Somewhere between a mammogram and a loving embrace, a stranger decided to invade my left breast. “It’s cancer,” the radiologist said defensively, as if it was his fault.
Technically, the stranger is made of my own rogue cells. I don’t understand why they’ve decided on a hostile take-over. Maybe, they think it will make things better, but anarchists don’t understand how a rabble brings chaos, not justice.
My scientific training denies me the luxury of denial. I don’t want to be here, but I have no choice.
Why? Why? Why?
Is it because my DNA can’t handle nightly martinis? Have I irradiated my cells with too much sunlight, or poisoned myself with too many pieces of bacon? Perhaps my immune system has never forgiven me for the cigarettes I smoked when I was a student, or is sick of me stressing over things that shouldn’t concern me.
As bullies usually do, this stranger started with the easiest target: a soft breast, ripe for a coup with its population of rampaging hormones. I thought I could handle bullies, but now I’m a victim. Caught in a violence I never saw coming, and have no way of stopping, I’m running through dark alleys, trying to find an escape.
When I stop running, and stand to face my diagnosis, I’m the casualty looking at a car wreck, wishing I could turn back time and not be injured. Then, the stranger is me. That stranger has cancer.
I don’t want to be here, in this time and place. I grieve for my past health. There’s no comfort in the future. There is only the NOW, or sadness and fear.
A lifetime of low-grade depressive thinking is shocked into a heightened sense of awareness. Colours are brighter; flavours, sound and touch interweave into a fascinating tapestry; the streets smell of spring time; every passing stranger has a good reason for being in my world.
After the adrenaline shock, life returns to normal until the 3 am Whale Of Doom breaches in daylight. Then, I’m getting teary in the supermarket, worrying what will happen to the people I love if I’m not here. Who will know their secrets? Will they be lonely? Do they feel helpless because they can’t fix me?
Finally, bureaucracy lumbers in, stomping over petals of kindness, strewn my way from unexpected and expected places. The compassion of health professionals is smothered by paper work, and I’m lost in a limbo of unknown dangers; just another statistic in the cancer administration.

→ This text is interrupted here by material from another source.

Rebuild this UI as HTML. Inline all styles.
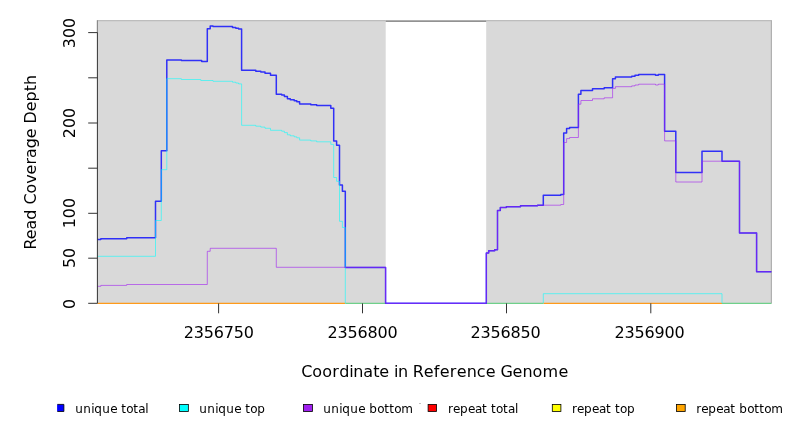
<!DOCTYPE html>
<html><head><meta charset="utf-8"><title>Read Coverage Depth</title>
<style>html,body{margin:0;padding:0;background:#fff;overflow:hidden}svg{display:block}text{font-family:"DejaVu Sans","Liberation Sans",sans-serif;fill:#000}</style>
</head><body>
<svg width="792" height="432" viewBox="0 0 792 432">
<rect x="0" y="0" width="792" height="432" fill="#ffffff"/>
<g id="panel">
<rect x="97.2" y="20.3" width="288.5" height="283" fill="#d9d9d9"/>
<rect x="486.2" y="20.3" width="285.2" height="283" fill="#d9d9d9"/>
<path d="M97.2 20.6 H385.7 M486.2 20.6 H771.6" stroke="#bdbdbd" stroke-width="1.2" fill="none"/>
<path d="M385.7 20.5 H486.2" stroke="#c6c6c6" stroke-width="1" fill="none"/>
<path d="M385.7 21.2 H486.2" stroke="#6e6e6e" stroke-width="1.1" fill="none"/>
<path d="M771.4 20.3 V303.6" stroke="#b0b0b0" stroke-width="1.2" fill="none"/>
<path d="M97.4 20.3 V33" stroke="#8a8a8a" stroke-width="1.2" fill="none"/>
</g>
<g id="baseline" fill="none" stroke-width="1.2">
<path d="M97.5 303.3 H345.3 M543.3 303.3 H722" stroke="#ff9a1a"/>
<path d="M345.3 303.3 H385.6 M486.3 303.3 H543.3 M722 303.3 H771.4" stroke="#6fd08a"/>
</g>
<g id="lines" fill="none" stroke-linejoin="miter">
<path d="M97.50 239.50 H100.80 V238.70 H126.70 V237.80 H155.50 V201.30 H161.30 V150.80 H166.80 V59.90 H181.40 V60.60 H201.70 V61.40 H207.30 V28.70 H210.20 V26.00 H213.00 V26.60 H232.50 V27.40 H235.80 V28.20 H238.60 V29.10 H241.60 V70.30 H255.80 V71.20 H260.80 V72.10 H265.00 V73.30 H270.50 V75.20 H276.30 V94.20 H281.70 V95.10 H284.40 V96.40 H287.40 V98.70 H290.30 V99.70 H294.20 V100.70 H296.80 V101.70 H299.60 V104.00 H310.80 V104.80 H316.70 V105.60 H330.80 V108.30 H333.70 V141.00 H336.60 V145.20 H339.50 V185.00 H342.40 V191.30 H345.30 V267.40 H385.60 V303.30 H486.30 V253.00 H488.70 V250.80 H494.70 V249.70 H497.50 V210.50 H500.30 V207.50 H506.30 V206.70 H520.50 V205.80 H537.50 V205.20 H543.30 V195.30 H560.80 V194.60 H563.70 V133.00 H566.60 V128.50 H569.60 V127.50 H578.40 V94.20 H580.90 V90.50 H592.50 V88.80 H604.20 V87.80 H612.60 V78.70 H615.40 V77.00 H631.70 V76.20 H635.00 V75.30 H638.70 V74.50 H655.50 V75.30 H658.30 V74.50 H664.60 V131.20 H675.80 V172.50 H702.00 V151.20 H722.00 V161.20 H739.50 V232.90 H756.60 V271.70 H771.40" stroke="#0000ff" stroke-opacity="0.78" stroke-width="1.5" stroke-linejoin="round"/>
<path d="M97.50 256.30 H155.50 V220.50 H161.30 V169.70 H166.80 V78.70 H181.40 V79.50 H200.80 V80.50 H213.00 V81.30 H232.50 V82.20 H235.80 V83.00 H238.60 V83.90 H241.60 V125.30 H255.80 V126.20 H260.80 V127.10 H265.00 V128.30 H270.50 V130.30 H281.70 V131.20 H284.40 V132.60 H287.40 V134.80 H290.30 V135.80 H294.20 V136.80 H296.80 V137.80 H299.60 V140.10 H310.80 V140.90 H316.70 V141.80 H330.80 V144.40 H333.70 V177.50 H336.60 V181.30 H339.50 V221.30 H342.40 V227.50 H345.30 V303.30 M543.30 303.30 H543.30 V293.70 H722.00 V303.30" stroke="#00ffff" stroke-opacity="0.56" stroke-width="1"/>
<path d="M97.50 286.30 H100.80 V285.40 H126.70 V284.50 H207.30 V251.30 H210.20 V248.30 H276.30 V267.30 H385.60 V303.30 H486.30 V253.00 H488.70 V250.80 H494.70 V249.70 H497.50 V210.50 H500.30 V207.50 H506.30 V206.70 H520.50 V205.80 H537.50 V205.20 H560.80 V204.50 H563.70 V142.50 H566.60 V138.60 H569.60 V137.50 H578.40 V104.20 H580.90 V100.50 H592.50 V98.80 H604.20 V97.80 H612.60 V88.40 H615.40 V86.70 H631.70 V85.90 H635.00 V85.00 H638.70 V84.20 H655.50 V85.00 H658.30 V84.20 H664.60 V140.90 H675.80 V182.00 H702.00 V161.20 H739.50 V232.90 H756.60 V271.70 H771.40" stroke="#a020f0" stroke-opacity="0.6" stroke-width="1"/>
</g>
<g id="axes" fill="none" stroke="#333333" stroke-width="1">
<path d="M97.4 32.6 V303.4"/>
<path d="M88.2 32.6 H97.4"/>
<path d="M88.2 77.8 H97.4"/>
<path d="M88.2 123.0 H97.4"/>
<path d="M88.2 168.2 H97.4"/>
<path d="M88.2 213.3 H97.4"/>
<path d="M88.2 258.2 H97.4"/>
<path d="M88.2 303.3 H97.4"/>
<path d="M218.6 303.4 V313.3"/>
<path d="M362.5 303.4 V313.3"/>
<path d="M506.5 303.4 V313.3"/>
<path d="M650.8 303.4 V313.3"/>
</g>
<g id="ticklabels">
<text x="183.80 193.80 203.80 213.80 223.80 233.80 243.80" y="337.60" font-size="16">2356750</text>
<text x="327.50 337.50 347.50 357.50 367.50 377.50 387.50" y="337.60" font-size="16">2356800</text>
<text x="470.50 480.50 490.50 500.50 510.50 520.50 530.50" y="337.60" font-size="16">2356850</text>
<text x="614.50 624.50 634.50 644.50 654.50 664.50 674.50" y="337.60" font-size="16">2356900</text>
<text transform="translate(75.20 33.05) rotate(-90)" text-anchor="middle" font-size="15.9">300</text>
<text transform="translate(75.20 123.05) rotate(-90)" text-anchor="middle" font-size="15.9">200</text>
<text transform="translate(75.20 213.10) rotate(-90)" text-anchor="middle" font-size="15.9">100</text>
<text transform="translate(75.20 257.90) rotate(-90)" text-anchor="middle" font-size="15.9">50</text>
<text transform="translate(75.20 303.90) rotate(-90)" text-anchor="middle" font-size="15.9">0</text>
</g>
<g id="titles">
<text x="301.35 312.35 322.35 332.35 339.35 349.35 353.35 363.35 373.35 379.35 389.35 394.05 398.05 408.05 412.75 423.75 433.75 439.75 449.75 456.75 466.75 476.75 485.75 495.75 500.45 512.45 522.45 532.45 542.45 558.45" y="377.00" font-size="16">Coordinate in Reference Genome</text>
<text transform="translate(35.90 162.30) rotate(-90)" text-anchor="middle" font-size="15.9">Read Coverage Depth</text>
</g>
<g id="legend">
<rect x="57.10" y="404.4" width="6.80" height="7.1" fill="#0000ff"/>
<path d="M57.40 404.4 H63.90 V411.5 H57.40" fill="none" stroke="#000" stroke-width="0.8"/>
<text x="75.25 83.25 91.25 94.25 102.25 110.25 117.25 121.25 126.25 133.25 138.25 145.25" y="412.70" font-size="12">unique total</text>
<rect x="179.40" y="404.4" width="8.95" height="7.1" fill="#00ffff" stroke="#000" stroke-width="0.8"/>
<text x="199.30 207.30 215.30 218.30 226.30 234.30 241.30 245.30 250.30 257.30" y="412.70" font-size="12">unique top</text>
<rect x="303.50" y="404.4" width="8.90" height="7.1" fill="#a020f0" stroke="#000" stroke-width="0.8"/>
<text x="323.30 331.30 339.30 342.30 350.30 358.30 365.30 369.30 377.30 384.30 389.30 394.30 401.30" y="412.70" font-size="12">unique bottom</text>
<rect x="428.10" y="404.4" width="8.40" height="7.1" fill="#ff0000" stroke="#000" stroke-width="0.8"/>
<text x="448.10 453.10 460.10 468.10 475.10 482.10 487.10 491.10 496.10 503.10 508.10 515.10" y="412.70" font-size="12">repeat total</text>
<rect x="552.30" y="404.4" width="8.60" height="7.1" fill="#ffff00" stroke="#000" stroke-width="0.8"/>
<text x="572.00 577.00 584.00 592.00 599.00 606.00 611.00 615.00 620.00 627.00" y="412.70" font-size="12">repeat top</text>
<rect x="676.50" y="404.4" width="8.70" height="7.1" fill="#ffa500" stroke="#000" stroke-width="0.8"/>
<text x="696.30 701.30 708.30 716.30 723.30 730.30 735.30 739.30 747.30 754.30 759.30 764.30 771.30" y="412.70" font-size="12">repeat bottom</text>
</g>
<rect x="419" y="403.1" width="2" height="0.8" fill="#b4b4b4"/>
</svg>
</body></html>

Living causes death, but when the finality takes shape in our future, survival depends on how we make the final approach. I have a condition where medical science is winning the battle, but delay of the inevitable, offered by treatment, is small consolation. Nothing and nobody can hold my hand tight enough to halt my journey to that ultimate destination.
So, here I go: a minuscule knot of energy in a vast and powerful universe. I can choose to see myself as unimportant, or I can choose to be a part of something infinitely wonderful. An insignificant cabal of rebel cells doesn’t rate a mention in the scheme of things.